SCC Meta/Rec

Mar 05, 2008 08:52

In my first post about SCC, a review of the pre-air pilot I wrote in July 2007, I said this about Cameron: "Cameron will, in the end, have to be sacrificed in a way completely different to the many deaths of the T-101. I think her model (by either accident or design) threatens the human-machine dualism of the Terminator mythology, and that for that dualism to be maintained, for the future to occur as it must, she will have to be destroyed. Irretrievably. With absolute finality. That, I suspect, is her purpose."

I wrote that review assuming - because it had been years since I'd seen Terminator or Terminator 2 - the metaphysics of T3 rather than of the first two films (or rather that of Kyle Reese and Sarah Connor): that the future was already set, and that Judgment Day was going to happen regardless of how much the past was changed.

Now, having seen more episodes of SCC, I've come to believe that, within the rules of this show at least, it is possible to change the future - to prevent Judgment Day. But my assessment of Cameron, and what she represents, hasn't changed very much. rez_lo once mused that she thought perhaps Cameron was Skynet's gift to John, a symbol, maybe, of all that the two generals have in common; my first SCC fic was about John giving Cameron the software to be almost as intelligent as Skynet, whilst also nurturing her through her "childhood", affording her the concern and tutelage that Skynet did not get; fryadvocate wrote about John's way of seeing Cameron as more than a "thing" being sharply (dangerously) at odds with how most of the resistance sees her.

What's been clear from the start is that Cameron is significant - because she is a "very scary robot", because she unsettles us so much, because in the pilot we were taken in and we feel emotion toward her. The new ads (showing Cameron as half-robot) that FOX had for SCC before it officially aired lessened the impact of that statement, but it deserves repeating that when the pre-air episode was doing the rounds, I read many reviews which expressed surprise that Cameron turned out to be a Terminator; she fooled us as much as she did John. None of the previous Terminators have ever done that, and only the T-888 (an "infiltrator", like Cameron) has shown anything like the sophisticated degree of human-like minicry that Cameron exhibits (when she chooses, when the mission dictates).
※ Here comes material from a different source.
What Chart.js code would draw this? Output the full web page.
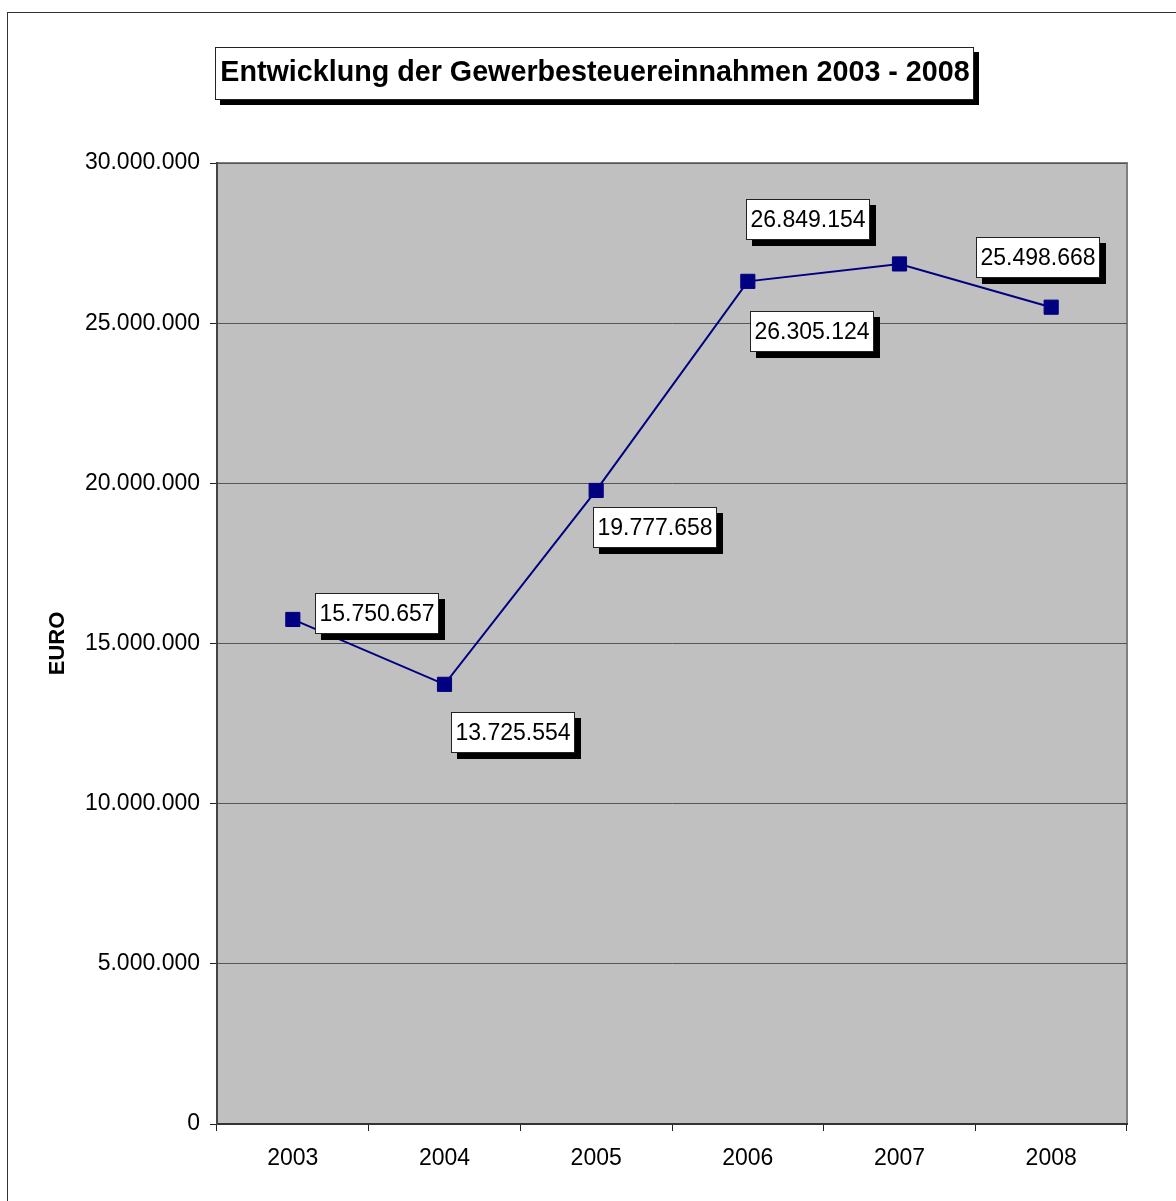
<!DOCTYPE html>
<html>
<head>
<meta charset="utf-8">
<script src="https://cdn.jsdelivr.net/npm/chart.js@4/dist/chart.umd.min.js"></script>
<style>
  html, body { margin: 0; padding: 0; background: #fff; }
  canvas { display: block; }
</style>
</head>
<body>
<canvas id="myChart" width="1176" height="1201"></canvas>
<script>
// Daten
const years = ['2003', '2004', '2005', '2006', '2007', '2008'];
const revenue = [15750657, 13725554, 19777658, 26305124, 26849154, 25498668];
const yTickValues = [0, 5000000, 10000000, 15000000, 20000000, 25000000, 30000000];

const chartTitle = 'Entwicklung der Gewerbesteuereinnahmen 2003 - 2008';
const yAxisTitle = 'EURO';

// Verschiebung der Beschriftungen relativ zum Punkt (nur Layout)
const labelShift = [[84, -6], [68, 48], [59, 37], [64, 50], [-92, -44], [-13, -50]];

const FONT = "'Liberation Sans', Arial, sans-serif";

// Zahl im deutschen Format (Tausenderpunkte)
function formatDe(n) {
    return String(Math.round(n)).replace(/\B(?=(\d{3})+(?!\d))/g, '.');
}

// Kasten mit Schatten zeichnen
function shadowBox(ctx, x, y, w, h, off) {
    ctx.fillStyle = '#000';
    ctx.fillRect(x + off, y + off, w, h);
    ctx.fillStyle = '#fff';
    ctx.fillRect(x, y, w, h);
    ctx.strokeStyle = '#222';
    ctx.lineWidth = 1;
    ctx.strokeRect(x + 0.5, y + 0.5, w - 1, h - 1);
}

const backgroundPlugin = {
    id: 'background',
    beforeDraw(chart) {
        const ctx = chart.ctx;
        const a = chart.chartArea;
        ctx.save();
        ctx.fillStyle = '#fff';
        ctx.fillRect(0, 0, chart.width, chart.height);
        // äußerer Rahmen
        ctx.strokeStyle = '#333';
        ctx.lineWidth = 1;
        ctx.strokeRect(7.5, 12.5, 1400, 1400);
        // Zeichnungsfläche
        ctx.fillStyle = '#c0c0c0';
        ctx.fillRect(a.left, a.top, a.right - a.left, a.bottom - a.top);
        ctx.strokeStyle = '#808080';
        ctx.lineWidth = 2;
        ctx.strokeRect(a.left, a.top, a.right - a.left, a.bottom - a.top);
        ctx.restore();
    }
};

const titlePlugin = {
    id: 'boxTitle',
    afterDraw(chart) {
        const ctx = chart.ctx;
        ctx.save();
        ctx.font = 'bold 28.7px ' + FONT;
        const w = ctx.measureText(chartTitle).width + 10;
        const cx = 595;
        const x = Math.round(cx - w / 2);
        shadowBox(ctx, x, 47, Math.round(w), 53, 5);
        ctx.fillStyle = '#000';
        ctx.textAlign = 'center';
        ctx.textBaseline = 'middle';
        ctx.fillText(chartTitle, cx, 73);
        ctx.restore();
    }
};

const dataLabelPlugin = {
    id: 'dataLabels',
    afterDatasetsDraw(chart) {
        const ctx = chart.ctx;
        const meta = chart.getDatasetMeta(0);
        ctx.save();
        ctx.font = '23px ' + FONT;
        meta.data.forEach((pt, i) => {
            const text = formatDe(revenue[i]);
            const w = Math.round(ctx.measureText(text).width + 9);
            const h = 41;
            const cx = pt.x + labelShift[i][0];
            const cy = pt.y + labelShift[i][1];
            const x = Math.round(cx - w / 2);
            const y = Math.round(cy - h / 2);
            shadowBox(ctx, x, y, w, h, 6);
            ctx.fillStyle = '#000';
            ctx.textAlign = 'center';
            ctx.textBaseline = 'middle';
            ctx.fillText(text, x + w / 2, y + h / 2 + 1);
        });
        ctx.restore();
    }
};

const ctx = document.getElementById('myChart').getContext('2d');
new Chart(ctx, {
    type: 'line',
    data: {
        labels: years,
        datasets: [{
            label: 'Gewerbesteuer',
            data: revenue,
            borderColor: '#000080',
            backgroundColor: '#000080',
            borderWidth: 2,
            pointStyle: 'rect',
            pointRadius: 10,
            pointBorderWidth: 1,
            pointBorderColor: '#000080',
            pointBackgroundColor: '#000080',
            tension: 0,
            fill: false
        }]
    },
    options: {
        responsive: false,
        animation: false,
        devicePixelRatio: 1,
        layout: {
            padding: { left: 8, top: 163, right: 49, bottom: 0 }
        },
        plugins: {
            legend: { display: false },
            title: { display: false },
            tooltip: { enabled: false }
        },
        scales: {
            x: {
                type: 'category',
                offset: true,
                afterFit(scale) { scale.height = 77; },
                grid: {
                    offset: true,
                    drawOnChartArea: false,
                    drawTicks: true,
                    tickLength: 7,
                    color: '#222'
                },
                border: { color: '#333', width: 2 },
                ticks: {
                    color: '#000',
                    padding: 14,
                    maxRotation: 0,
                    font: { family: FONT, size: 23 }
                }
            },
            y: {
                min: 0,
                max: 30000000,
                afterFit(scale) { scale.width = 209; },
                afterBuildTicks(scale) {
                    scale.ticks = yTickValues.map(v => ({ value: v }));
                },
                grid: {
                    color: '#555',
                    lineWidth: 1,
                    tickLength: 7,
                    tickColor: '#222'
                },
                border: { color: '#444', width: 2 },
                ticks: {
                    color: '#000',
                    padding: 10,
                    font: { family: FONT, size: 23 },
                    callback: v => formatDe(v)
                },
                title: {
                    display: true,
                    text: yAxisTitle,
                    color: '#000',
                    padding: { top: 37, bottom: 0 },
                    font: { family: FONT, size: 22, weight: 'bold' }
                }
            }
        }
    },
    plugins: [backgroundPlugin, titlePlugin, dataLabelPlugin]
});
</script>
</body>
</html>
Cameron is a "freak", a wild card, with tremendous potential to affect the war and the future. Like Derek pointed out in "Vick's Chip", it is still conceivable that Cameron does turn into Skynet - that the bond between her and John (present! or future!John) is broken in some way and she strikes out on her own. She has that potential. But she also has the potential to be a kind of mediating force, a defector from the enemy who is simultaneously an ambassador for that enemy. She could be future!John's downfall, if he chooses her - and the compromise that she represents - above the desires of the rest of humanity. She is the greatest unknown, and the most beguiling type of mystery.

kalesbohan explores one possibility of Cameron's "purpose" (a Trojan horse from future!John to his past self) that makes complete sense to me. It's also one of the most fascinating and complex characterisations of John that I've read yet.

The Further I Fall, I'm Beside You, by kalesbohan (TSCC; John, Cameron)
John knew, like he'd always known, that nothing he did to the timeline would make Cameron human or born of a mother. That didn't mean he cared less, invested less in her; it meant the opposite. Cameron was a bomb and catalyst thrown into his own past, her every fibre from long hair to tone of voice calculated to get a precise reaction and loyalty from his own self. She was calculated to devastate him.

Edit: FOX, PLEASE DON'T CANCEL MY SHOW.